Sem Pena, de Eugênio Puppo
Crítica de Adriano Garrett
Não é preciso olhar muito longe para encontrarmos exemplos de governantes que veem a repressão desenfreada como única forma de combate à criminalidade, e que contam quase sempre com a anuência de boa parte da população. Em Sem Pena, documentário de Eugênio Puppo que abriu a mostra competitiva do 47º Festival de Brasília, os reflexos nada animadores desta lógica no funcionamento do Judiciário e do sistema prisional brasileiro são expostos e colocados em xeque.
Em sua primeira cena, na qual uma câmera fixa colocada no elevador de um prédio do Judiciário mostra as portas se abrindo e fechando (como numa prisão), o filme já deixa clara a sua intenção: trazer para a superfície, para a sociedade em geral, um problema que hoje permanece intocado e sem solução no gabinete de poucos.
A partir de entrevistas com fontes que se relacionam de alguma forma ao tema (como presidiários, ex-detentos, ex-policiais, membros do Judiciário, especialistas em segurança pública), o filme traça o perfil de um sistema que, como faz questão de frisar desde a sua primeira entrevista, ele julga como um completo fracasso.
A escolha por não mostrar o rosto nem o nome dos entrevistados pode ser vista como uma maneira de evitar um pré-julgamento das falas, tanto pela aparência física, quanto pela sugestão de autoridade inerente às nomenclaturas. Assim, o filme ilustra deus depoimentos com imagens que se relacionam de alguma maneira com os assuntos tratados.
Há bons momentos na junção entre imagem e depoimentos. As pilhas de arquivos de anônimos são particularizadas quando ouvimos pessoas que já estiveram no sistema prisional; a imagem de uma Ferrari sendo olhada por jovens moradores de rua em frente a uma faculdade de Direito tem muita força; e assim por diante. De modo geral, porém, o esquematismo limita o potencial cinematográfico da obra.
A lógica visual paradoxal que guia o filme, que pretende tornar visíveis e palpáveis o drama de pessoas e a discussão de temas quase sempre ignorados, só é rompida durante um julgamento em que o rosto de juiz, advogado e promotora são mostrados. Aquelas pessoas são o elo visível de um sistema que, como o próprio filme já mostrara, é muito mais complexo.

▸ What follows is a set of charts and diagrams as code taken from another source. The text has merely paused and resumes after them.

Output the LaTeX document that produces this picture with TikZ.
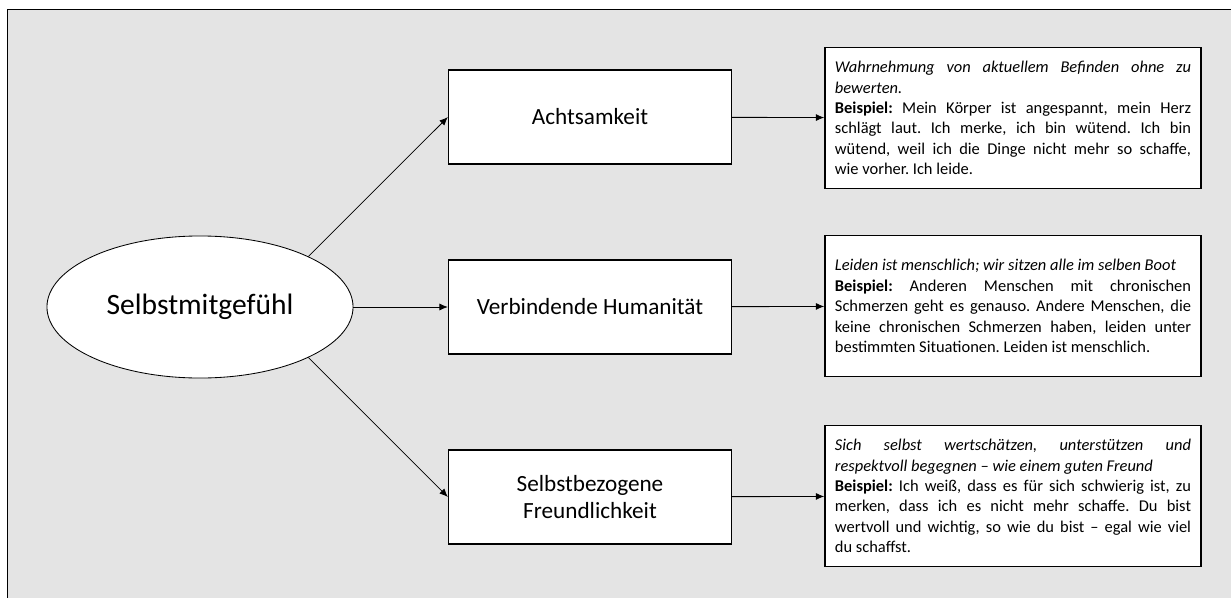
\documentclass[tikz,border=0pt]{standalone}
\usepackage{fontspec}
\setmainfont{Carlito}
\usetikzlibrary{shapes.geometric,arrows.meta}
\definecolor{hintergrund}{RGB}{228,228,228}
\hyphenpenalty=10000
\frenchspacing
\tikzset{
  kern/.style={draw,ellipse,fill=white,semithick,minimum width=7.65cm,minimum height=3.55cm,inner sep=0pt,font=\fontsize{21}{25}\selectfont},
  saeule/.style={draw,fill=white,thick,minimum width=7.075cm,minimum height=2.35cm,align=center,font=\fontsize{16.5}{19.5}\selectfont},
  erklaerung/.style={draw,fill=white,line width=1pt,text width=8.9cm,minimum height=3.525cm,inner xsep=0.25cm,align=justify,
    font=\fontsize{11.7}{14.5}\selectfont},
  pfeil/.style={-{Latex[length=6pt,width=5pt]},semithick}
}
\begin{document}
\begin{tikzpicture}[x=0.025cm,y=-0.025cm]
\useasboundingbox (0,0) rectangle (1231,598);

% Rahmen
\fill[hintergrund] (7,9) rectangle (1231,598);
\draw[semithick] (7,598) -- (7,9) -- (1231,9);

% Selbstmitgefuehl
\node[kern] (selbst) at (200,307) {Selbstmitgefühl};

% drei Komponenten
\node[saeule] (achts) at (590,117) {Achtsamkeit};
\node[saeule] (human) at (590,307) {Verbindende Humanität};
\node[saeule] (freund) at (590,497) {Selbstbezogene\\Freundlichkeit};

% Erklaerungen
\node[erklaerung] (achtsText) at (1013,118) {%
  \textit{Wahrnehmung von aktuellem Befinden ohne zu\linebreak bewerten.}\\
  \textbf{Beispiel:} Mein Körper ist angespannt, mein Herz\linebreak schlägt laut. Ich merke, ich bin wütend. Ich bin\linebreak wütend, weil ich die Dinge nicht mehr so schaffe,\linebreak wie vorher. Ich leide.};
\node[erklaerung] (humanText) at (1013,306) {%
  \textit{Leiden ist menschlich; wir sitzen alle im selben Boot}\\
  \textbf{Beispiel:} Anderen Menschen mit chronischen\linebreak Schmerzen geht es genauso. Andere Menschen, die\linebreak keine chronischen Schmerzen haben, leiden unter\linebreak bestimmten Situationen. Leiden ist menschlich.};
\node[erklaerung] (freundText) at (1013,496) {%
  \textit{Sich selbst wertschätzen, unterstützen und\linebreak respektvoll begegnen – wie einem guten Freund}\\
  \textbf{Beispiel:} Ich weiß, dass es für sich schwierig ist, zu\linebreak merken, dass ich es nicht mehr schaffe. Du bist\linebreak wertvoll und wichtig, so wie du bist – egal wie viel\linebreak du schaffst.};

% Pfeile
\draw[pfeil] (selbst.25) -- (achts.west);
\draw[pfeil] (selbst) -- (human);
\draw[pfeil] (selbst.-25) -- (freund.west);
\draw[pfeil] (achts) -- (achtsText);
\draw[pfeil] (human) -- (humanText);
\draw[pfeil] (freund) -- (freundText);

\end{tikzpicture}
\end{document}
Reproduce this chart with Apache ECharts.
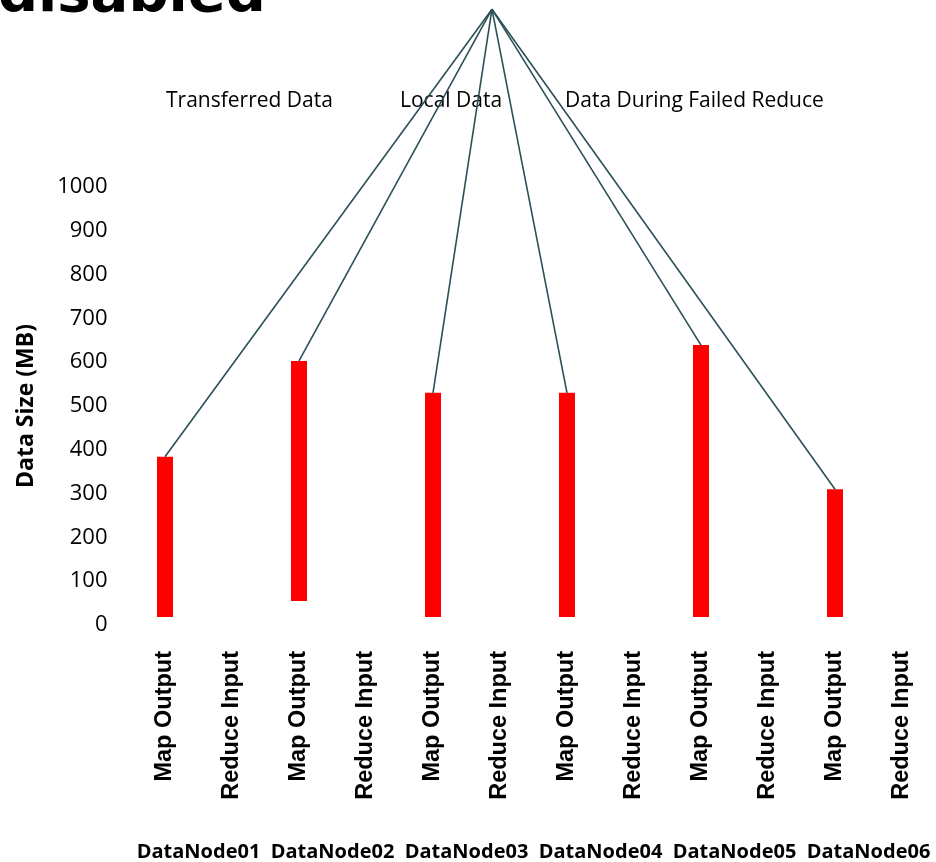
<!DOCTYPE html>
<html>
<head>
<meta charset="utf-8">
<script src="https://cdn.jsdelivr.net/npm/echarts@6/dist/echarts.min.js"></script>
<style>
  html, body { margin: 0; padding: 0; background: #ffffff; }
  #chart { width: 936px; height: 862px; }
</style>
</head>
<body>
<div id="chart"></div>
<script>
// Per-node stages shown on the category axis
const stages = [
  'Map Output', 'Reduce Input', 'Map Output', 'Reduce Input',
  'Map Output', 'Reduce Input', 'Map Output', 'Reduce Input',
  'Map Output', 'Reduce Input', 'Map Output', 'Reduce Input'
];
const nodes = ['DataNode01', 'DataNode02', 'DataNode03', 'DataNode04', 'DataNode05', 'DataNode06'];

// Floating bars: lower and upper edge in MB (null = no bar for that stage)
const sizeLow  = [18, null, 55, null, 18, null, 18, null, 18, null, 18, null];
const sizeHigh = [384, null, 603, null, 530, null, 530, null, 639, null, 310, null];

// Y axis range
const yMin = 0;
const yMax = 1000;
const yStep = 100;

// Callout captions above the plot
const calloutLabels = ['Transferred Data', 'Local Data', 'Data During Failed Reduce'];

// Common origin of the callout lines (category position, value)
const calloutOrigin = { category: 4.88, value: 1406 };

const barBase = sizeLow.map(v => v);
const barSpan = sizeHigh.map((v, i) => (v == null ? null : v - sizeLow[i]));
const barTops = sizeHigh
  .map((v, i) => (v == null ? null : [i, v]))
  .filter(d => d !== null);

const chart = echarts.init(document.getElementById('chart'), null, { renderer: 'canvas' });

const calloutX = [166, 400, 565];

chart.setOption({
  animation: false,
  backgroundColor: '#ffffff',
  grid: { left: 131.5, right: 0.5, top: 187, bottom: 237 },
  xAxis: [
    {
      type: 'category',
      data: stages,
      position: 'bottom',
      axisLine: { show: false },
      axisTick: { show: false },
      axisLabel: {
        interval: 0,
        rotate: 90,
        margin: 26,
        color: '#000',
        fontFamily: 'Liberation Sans',
        fontWeight: 'bold',
        fontSize: 23.5
      },
      splitLine: { show: false }
    },
    {
      type: 'category',
      data: nodes,
      position: 'bottom',
      offset: 209,
      axisLine: { show: false },
      axisTick: { show: false },
      axisLabel: {
        interval: 0,
        margin: 8,
        color: '#000',
        fontFamily: 'Open Sans',
        fontWeight: 'bold',
        fontSize: 20
      },
      splitLine: { show: false }
    }
  ],
  yAxis: {
    type: 'value',
    min: yMin,
    max: yMax,
    interval: yStep,
    name: 'Data Size (MB)',
    nameLocation: 'middle',
    nameGap: 94,
    nameTextStyle: {
      color: '#000',
      fontFamily: 'Open Sans',
      fontWeight: 'bold',
      fontSize: 23
    },
    axisLine: { show: false },
    axisTick: { show: false },
    splitLine: { show: false },
    axisLabel: {
      margin: 24,
      color: '#000',
      fontFamily: 'Open Sans',
      fontSize: 22,
      formatter: v => String(v)
    }
  },
  series: [
    {
      name: 'base',
      type: 'bar',
      stack: 'size',
      xAxisIndex: 0,
      barWidth: 16,
      itemStyle: { color: 'transparent' },
      silent: true,
      data: barBase
    },
    {
      name: 'Data Size',
      type: 'bar',
      stack: 'size',
      xAxisIndex: 0,
      barWidth: 16,
      itemStyle: { color: '#ff0000' },
      data: barSpan
    },
    {
      name: 'callouts',
      type: 'custom',
      xAxisIndex: 0,
      z: 5,
      silent: true,
      encode: { x: 0, y: 1 },
      data: barTops,
      renderItem: function (params, api) {
        const end = api.coord([api.value(0), api.value(1)]);
        const k = Math.floor(calloutOrigin.category);
        const f = calloutOrigin.category - k;
        const a = api.coord([k, calloutOrigin.value]);
        const b = api.coord([k + 1, calloutOrigin.value]);
        const start = [a[0] + (b[0] - a[0]) * f, a[1]];
        return {
          type: 'line',
          shape: { x1: start[0], y1: start[1], x2: end[0], y2: end[1] },
          style: { stroke: '#2a5157', lineWidth: 1.6 }
        };
      }
    }
  ],
  graphic: [
    {
      type: 'text',
      x: -2,
      y: -4,
      style: {
        text: 'disabled',
        font: 'bold 56px "DejaVu Sans"',
        fill: '#000',
        verticalAlign: 'middle'
      }
    }
  ].concat(calloutLabels.map((t, i) => ({
    type: 'text',
    x: calloutX[i],
    y: 101,
    style: {
      text: t,
      font: '21px "Open Sans"',
      fill: '#000',
      verticalAlign: 'middle'
    }
  })))
});
</script>
</body>
</html>
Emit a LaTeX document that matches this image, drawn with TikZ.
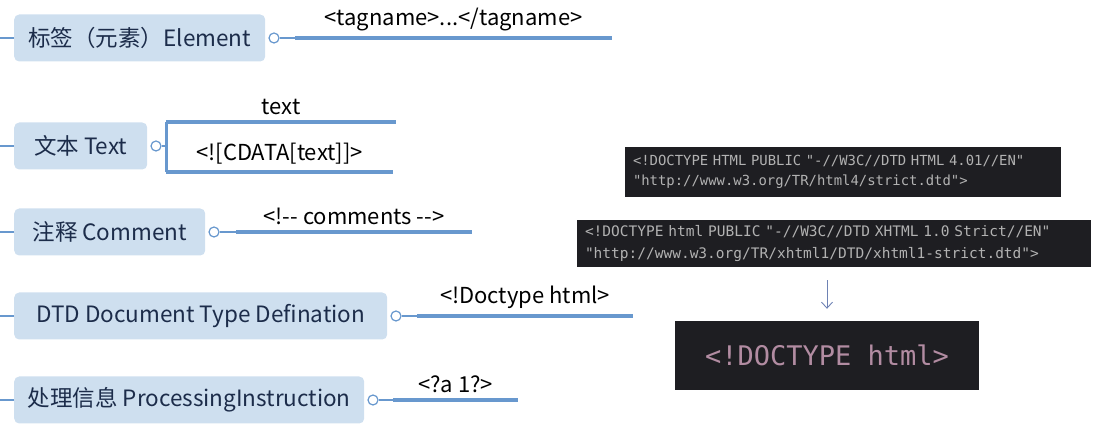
\documentclass[tikz,border=0pt]{standalone}
\usepackage{fontspec}
\setmainfont{Noto Sans CJK SC}
\setmonofont{DejaVu Sans Mono}
\usetikzlibrary{positioning, arrows.meta}
\definecolor{topicFill}{RGB}{206,223,239}
\definecolor{topicText}{RGB}{28,44,74}
\definecolor{lineBlue}{RGB}{104,152,206}
\definecolor{codeBg}{RGB}{30,30,34}
\definecolor{codeGray}{RGB}{178,178,178}
\definecolor{codePink}{RGB}{178,140,162}
\definecolor{arrowBlue}{RGB}{110,130,180}

\tikzset{
  topic/.style={fill=topicFill, text=topicText, rounded corners=5pt, minimum height=47pt,
    anchor=west, font=\fontsize{22.5}{26}\selectfont},
  knob/.style={circle, draw=lineBlue, fill=white, line width=1.2pt, minimum size=10pt, inner sep=0pt},
  branch/.style={lineBlue, line width=4pt},
  stub/.style={lineBlue, line width=1.5pt},
  tag/.style={midway, above=2pt, text=black, font=\fontsize{22}{26}\selectfont},
  codebox/.style={fill=codeBg, text=codeGray, align=left, inner xsep=8pt, minimum height=48pt}
}

\begin{document}
\begin{tikzpicture}[x=1pt, y=-1pt]
  \useasboundingbox (0,0) rectangle (1101,427);
  \node[topic, minimum width=251pt] (elem) at (14,38) {标签（元素）Element};
  \node[topic, minimum width=133pt] (text) at (14,146) {文本 Text};
  \node[topic, minimum width=191pt] (comment) at (14,232) {注释 Comment};
  \node[topic, minimum width=373pt] (dtd) at (14,316) {DTD Document Type Defination};
  \node[topic, minimum width=350pt] (pi) at (14,400) {处理信息 ProcessingInstruction};
  \foreach \n in {elem,text,comment,dtd,pi}
    \draw[stub] (\n.west) -- (\n.west -| 0,0);

  \node[knob, right=3pt of elem] (elemknob) {};
  \node[knob, right=3pt of text] (textknob) {};
  \node[knob, right=3pt of comment] (commentknob) {};
  \node[knob, right=3pt of dtd] (dtdknob) {};
  \node[knob, right=3pt of pi] (piknob) {};

  \coordinate (elemfrom) at ([xshift=21pt]elemknob.center);
  \coordinate (elemto) at (612,38);
  \draw[stub] (elemknob) -- (elemfrom);
  \draw[branch] (elemfrom) -- (elemto) node[tag] {<tagname>...</tagname>};

  \coordinate (texttop) at (166,122);
  \coordinate (textbot) at (166,172);
  \coordinate (texttopend) at (396,122);
  \coordinate (textbotend) at (393,172);
  \draw[stub] (textknob) -- (textknob -| texttop);
  \draw[lineBlue, line width=3pt] (texttop) -- (textbot);
  \draw[branch] (texttop) -- (texttopend) node[tag] {text};
  \draw[branch] (textbot) -- (textbotend) node[tag] {<![CDATA[text]]>};

  \coordinate (commentfrom) at ([xshift=22pt]commentknob.center);
  \coordinate (commentto) at (472,232);
  \draw[stub] (commentknob) -- (commentfrom);
  \draw[branch] (commentfrom) -- (commentto) node[tag] {<!-\kern0pt- comments -\kern0pt->};

  \coordinate (dtdfrom) at ([xshift=21pt]dtdknob.center);
  \coordinate (dtdto) at (633,316);
  \draw[stub] (dtdknob) -- (dtdfrom);
  \draw[branch] (dtdfrom) -- (dtdto) node[tag] {<!Doctype html>};

  \coordinate (pifrom) at ([xshift=20pt]piknob.center);
  \coordinate (pito) at (518,400);
  \draw[stub] (piknob) -- (pifrom);
  \draw[branch] (pifrom) -- (pito) node[tag] {<?a 1?>};

  \node[codebox, text width=420pt, minimum height=50pt, font=\ttfamily\fontsize{13.9}{20}\selectfont]
    (html4) at (843,172) {<!DOCTYPE HTML PUBLIC "-//W3C//DTD HTML 4.01//EN"\\"http://www.w3.org/TR/html4/strict.dtd">};
  \node[codebox, text width=498pt, minimum height=47pt, font=\ttfamily\fontsize{14.5}{22}\selectfont]
    (xhtml) at (834,243.5) {<!DOCTYPE html PUBLIC "-//W3C//DTD XHTML 1.0 Strict//EN"\\"http://www.w3.org/TR/xhtml1/DTD/xhtml1-strict.dtd">};
  \node[fill=codeBg, text=codePink, minimum width=304pt, minimum height=69pt,
    font=\ttfamily\fontsize{27}{30}\selectfont] (html5) at (827,355.5) {<!DOCTYPE html>};
  \draw[arrowBlue, line width=0.9pt, -{Straight Barb[length=6pt, width=11pt]}, shorten <=13pt, shorten >=12pt]
    (html5.north |- xhtml.south) -- (html5.north);
\end{tikzpicture}
\end{document}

Esta cena levanta outras questões que caberiam a vários outros momentos do trabalho: o que ela acrescenta à discussão proposta pelo filme, além da simples concordância com tudo aquilo que havia sido apresentado até então? De que modo a construção narrativa do filme dá espaço para uma reflexão daqueles que não são iniciados no tema e possuem uma visão política distinta da retratada pela obra? Qual contraposição é possível fazer às teses defendidas pelo filme?
A cena final, na qual o diretor parece querer reiterar o papel do espectador e da sociedade neste sistema – estamos todos dentro daquele camburão – é um bom exemplo de defesa cinematográfica das ideias que permeiam a obra. No entanto, apesar da inegável relevância de sua discussão, Sem Pena tem a sua força e a sua limitação vinculadas ao peso do material que mostra.